-- Problem requirements --
From the top of the entries, reproduce each line exactly, stopping after the line that contains "const legendColors = ['#9DDFFB', '#FFC000'];". Omit pictures.

++++ Stored rows

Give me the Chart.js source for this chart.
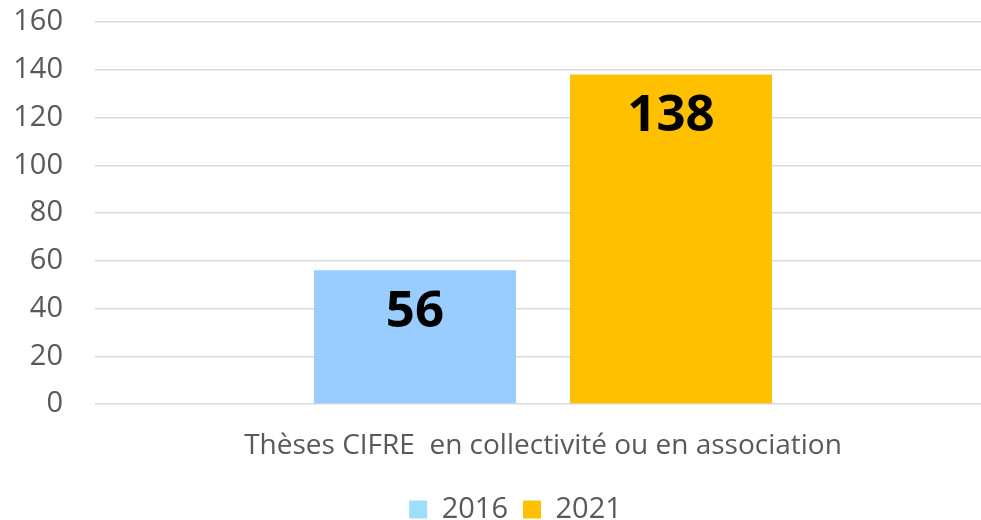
<!DOCTYPE html>
<html>
<head>
<meta charset="utf-8">
<script src="https://cdn.jsdelivr.net/npm/chart.js"></script>
<style>
  html, body { margin: 0; padding: 0; background: #fff; overflow: hidden; }
  /* the plot runs a little past the right edge in the original */
  #wrap { width: 992px; height: 520px; position: relative; }
</style>
</head>
<body>
<div id="wrap"><canvas id="chart"></canvas></div>
<script>
const categories = ['Thèses CIFRE  en collectivité ou en association'];
const seriesNames = ['2016', '2021'];
const values2016 = [56];
const values2021 = [138];
const yTicks = [0, 20, 40, 60, 80, 100, 120, 140, 160];

const barColors = ['#99CCFF', '#FFC000'];
const legendColors = ['#9DDFFB', '#FFC000'];

// big bold value inside each bar, near the top
const valueLabels = {
    id: 'valueLabels',
    afterDatasetsDraw(chart) {
        const ctx = chart.ctx;
        ctx.save();
        ctx.font = 'bold 51px "Open Sans"';
        ctx.fillStyle = '#000';
        ctx.textAlign = 'center';
        ctx.textBaseline = 'middle';
        chart.data.datasets.forEach((ds, i) => {
            chart.getDatasetMeta(i).data.forEach((bar, j) => {
                ctx.fillText(String(ds.data[j]), bar.x, bar.y + 42);
            });
        });
        ctx.restore();
    }
};

const chart = new Chart(document.getElementById('chart'), {
    type: 'bar',
    data: {
        labels: categories,
        datasets: [
            { label: seriesNames[0], data: values2016, backgroundColor: barColors[0] },
            { label: seriesNames[1], data: values2021, backgroundColor: barColors[1] }
        ]
    },
    options: {
        responsive: true,
        maintainAspectRatio: false,
        animation: false,
        categoryPercentage: 0.5714,
        barPercentage: 0.789,
        layout: { padding: { top: 22, right: 1, left: 0, bottom: 0 } },
        scales: {
            y: {
                min: 0,
                max: 160,
                afterBuildTicks: (axis) => { axis.ticks = yTicks.map(v => ({ value: v })); },
                afterFit: (axis) => {
                    axis.width = 95;
                    axis.paddingTop = 0;
                    axis.paddingBottom = 0;
                },
                border: { display: false },
                grid: { color: '#D9D9D9', lineWidth: 1.5, drawTicks: false },
                ticks: {
                    padding: 32,
                    color: '#595959',
                    font: { family: '"Open Sans"', size: 29 }
                }
            },
            x: {
                afterFit: (axis) => {
                    axis.height = 76;
                    axis.paddingLeft = 0;
                    axis.paddingRight = 0;
                },
                border: { display: false },
                grid: { display: false, drawTicks: false },
                ticks: {
                    padding: 25,
                    maxRotation: 0,
                    color: '#595959',
                    font: { family: '"Open Sans"', size: 28 }
                }
            }
        },
        plugins: {
            legend: {
                position: 'bottom',
                labels: {
                    boxWidth: 18,
                    boxHeight: 18,
                    padding: 15,
                    color: '#595959',
                    font: { family: '"Open Sans"', size: 29 },
                    generateLabels: (chart) => chart.data.datasets.map((ds, i) => ({
                        text: ds.label,
                        fillStyle: legendColors[i],
                        strokeStyle: legendColors[i],
                        lineWidth: 0,
                        fontColor: '#595959',
                        datasetIndex: i
                    }))
                }
            },
            tooltip: { enabled: false }
        }
    },
    plugins: [valueLabels]
});

// fixed legend band height so the plot area matches the original
const legendFit = chart.legend.fit;
chart.legend.fit = function() {
    legendFit.call(this);
    this.height = 40;
};
// legend sits a bit right of centre in the original
const legendDraw = chart.legend.draw;
chart.legend.draw = function() {
    this.ctx.save();
    this.ctx.translate(20, 0);
    legendDraw.call(this);
    this.ctx.restore();
};
chart.update();
</script>
</body>
</html>
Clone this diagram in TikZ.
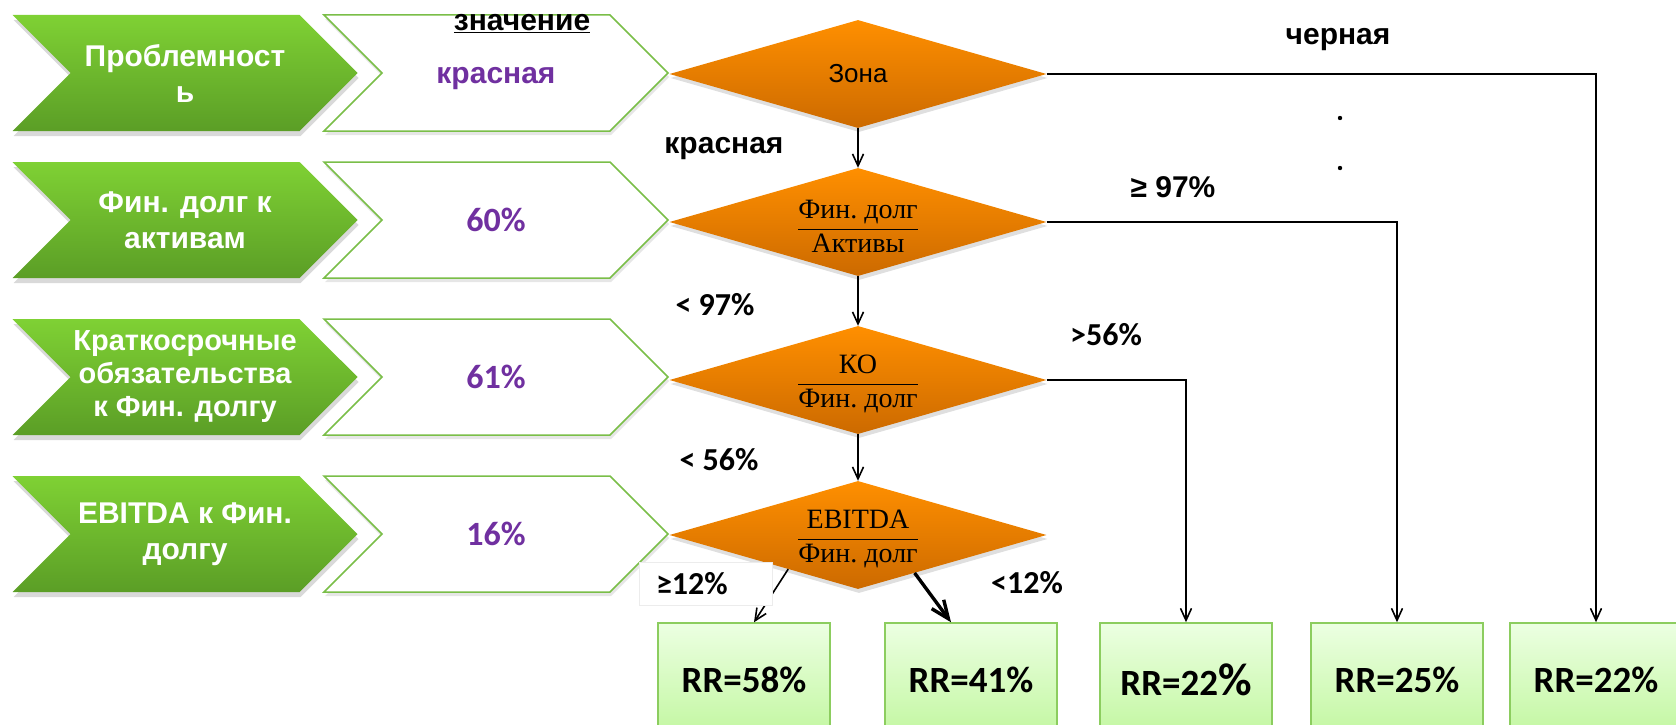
\documentclass[tikz,border=0pt]{standalone}
\usepackage{fontspec}
\setmainfont{Liberation Sans}
\newfontfamily\calibfont{Carlito}
\newfontfamily\cambfont{Liberation Serif}
\usetikzlibrary{shapes.geometric,shapes.symbols,shadows,arrows.meta,calc}

\definecolor{grtop}{RGB}{127,209,52}
\definecolor{grbot}{RGB}{91,158,38}
\definecolor{chvline}{RGB}{122,190,72}
\definecolor{valpurple}{RGB}{112,48,160}
\definecolor{ortop}{RGB}{255,143,0}
\definecolor{orbot}{RGB}{204,106,0}
\definecolor{rrtop}{RGB}{236,255,226}
\definecolor{rrbot}{RGB}{194,247,160}
\definecolor{rrline}{RGB}{140,205,95}

\begin{document}
\begin{tikzpicture}[
  x=1pt, y=-1pt,
  font=\bfseries\fontsize{30}{36}\selectfont,
  param/.style={signal, signal from=west, signal to=east, minimum width=345pt, minimum height=116pt,
    inner sep=0pt, top color=grtop, bottom color=grbot, draw=none, text=white, align=center,
    drop shadow={shadow xshift=1pt, shadow yshift=-5pt, opacity=0.3}},
  value/.style={signal, signal from=west, signal to=east, minimum width=344pt, minimum height=116pt,
    inner sep=0pt, fill=white, draw=chvline, line width=1.5pt, text=valpurple, align=center,
    drop shadow={shadow xshift=1pt, shadow yshift=-4pt, opacity=0.2}},
  pct/.style={font=\calibfont\bfseries\fontsize{34}{36}\selectfont},
  cond/.style={diamond, minimum width=377pt, minimum height=108pt, inner sep=0pt,
    top color=ortop, bottom color=orbot, draw=none,
    drop shadow={shadow xshift=1pt, shadow yshift=-4pt, opacity=0.25}},
  fractxt/.style={font=\normalfont\cambfont\fontsize{28}{30}\selectfont, yshift=-4pt},
  rrbox/.style={rectangle, draw=rrline, line width=1.5pt, top color=rrtop, bottom color=rrbot,
    minimum width=172pt, minimum height=114pt, font=\calibfont\bfseries\fontsize{37}{40}\selectfont},
  lbl/.style={font=\calibfont\bfseries\fontsize{32}{34}\selectfont},
  arr/.style={-{Straight Barb[length=12pt,width=11pt]}, line width=1.6pt},
  thickarr/.style={-{Straight Barb[length=18pt,width=15pt]}, line width=3.4pt}
]
\useasboundingbox (0,0) rectangle (1676,725);
\clip (0,0) rectangle (1676,725);

% indicators
\node[param] (p1) at (185,73) {Проблемност\\ь};
\node[param] (p2) at (185,220) {Фин. долг к\\активам};
\node[param, font=\bfseries\fontsize{29}{33}\selectfont] (p3) at (185,377) {Краткосрочные\\обязательства\\к Фин. долгу};
\node[param] (p4) at (185,534) {EBITDA к Фин.\\долгу};

% values
\node[value] (v1) at (496,73) {\raisebox{-6pt}[\height][\depth]{красная}};
\node[value, pct] (v2) at (496,220) {60\%};
\node[value, pct] (v3) at (496,377) {61\%};
\node[value, pct] (v4) at (496,534) {16\%};
\node (hdr) at (522,24) {\underline{значение}};

% decisions
\node[cond] (d1) at (858,74) {};
\node[cond] (d2) at (858,222) {};
\node[cond] (d3) at (858,380) {};
\node[cond] (d4) at (858,535) {};
\node[font=\normalfont\fontsize{26}{30}\selectfont] (d1t) at (d1) {Зона};
\node[fractxt] (d2t) at (d2) {$\displaystyle\frac{\mbox{Фин.\ долг}}{\mbox{Активы}}$};
\node[fractxt] (d3t) at (d3) {$\displaystyle\frac{\mbox{КО}}{\mbox{Фин.\ долг}}$};
\node[fractxt] (d4t) at (d4) {$\displaystyle\frac{\mbox{EBITDA}}{\mbox{Фин.\ долг}}$};

% results
\node[rrbox] (rr1) at (744,680) {RR=58\%};
\node[rrbox] (rr2) at (971,680) {RR=41\%};
\node[rrbox] (rr3) at (1186,680) {RR=22{\fontsize{46}{46}\selectfont\%}};
\node[rrbox] (rr4) at (1397,680) {RR=25\%};
\node[rrbox] (rr5) at (1596,680) {RR=22\%};

% connectors
\draw[arr] (d1.south) -- (d2.north);
\draw[arr] (d2.south) -- (d3.north);
\draw[arr] (d3.south) -- (d4.north);
\draw[arr] (d1.east) -| (rr5.north);
\draw[arr] (d2.east) -| (rr4.north);
\draw[arr] (d3.east) -| (rr3.north);
\draw[arr] ($(d4.south)!0.37!(d4.west)$) -- ([xshift=10pt]rr1.north);
\draw[thickarr] ($(d4.south)!0.3!(d4.east)$) -- ([xshift=-20pt]rr2.north);

% branch labels
\node (zred) at (724,149) {красная};
\node (zblack) at (1338,40) {черная};
\fill (1340,118) circle[radius=2.2pt] (1340,168) circle[radius=2.2pt];
\node (ge97) at (1173,187) {≥ 97\%};
\node[lbl] (lt97) at (715,305) {< 97\%};
\node[lbl] (gt56) at (1106,335) {>56\%};
\node[lbl] (lt56) at (719,460) {< 56\%};
\node[lbl, fill=white, draw=gray!15, line width=1pt, minimum width=133pt, minimum height=43pt,
  text width=116pt, align=left, inner xsep=8.5pt] (ge12) at (706,584) {\hspace*{8pt}≥12\%};
\node[lbl] (lt12) at (1027,583) {<12\%};
\end{tikzpicture}
\end{document}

++++++++

-- Exercise response --
Give me the Chart.js source for this chart.
<!DOCTYPE html>
<html>
<head>
<meta charset="utf-8">
<script src="https://cdn.jsdelivr.net/npm/chart.js"></script>
<style>
  html, body { margin: 0; padding: 0; background: #fff; overflow: hidden; }
  /* the plot runs a little past the right edge in the original */
  #wrap { width: 992px; height: 520px; position: relative; }
</style>
</head>
<body>
<div id="wrap"><canvas id="chart"></canvas></div>
<script>
const categories = ['Thèses CIFRE  en collectivité ou en association'];
const seriesNames = ['2016', '2021'];
const values2016 = [56];
const values2021 = [138];
const yTicks = [0, 20, 40, 60, 80, 100, 120, 140, 160];

const barColors = ['#99CCFF', '#FFC000'];
const legendColors = ['#9DDFFB', '#FFC000'];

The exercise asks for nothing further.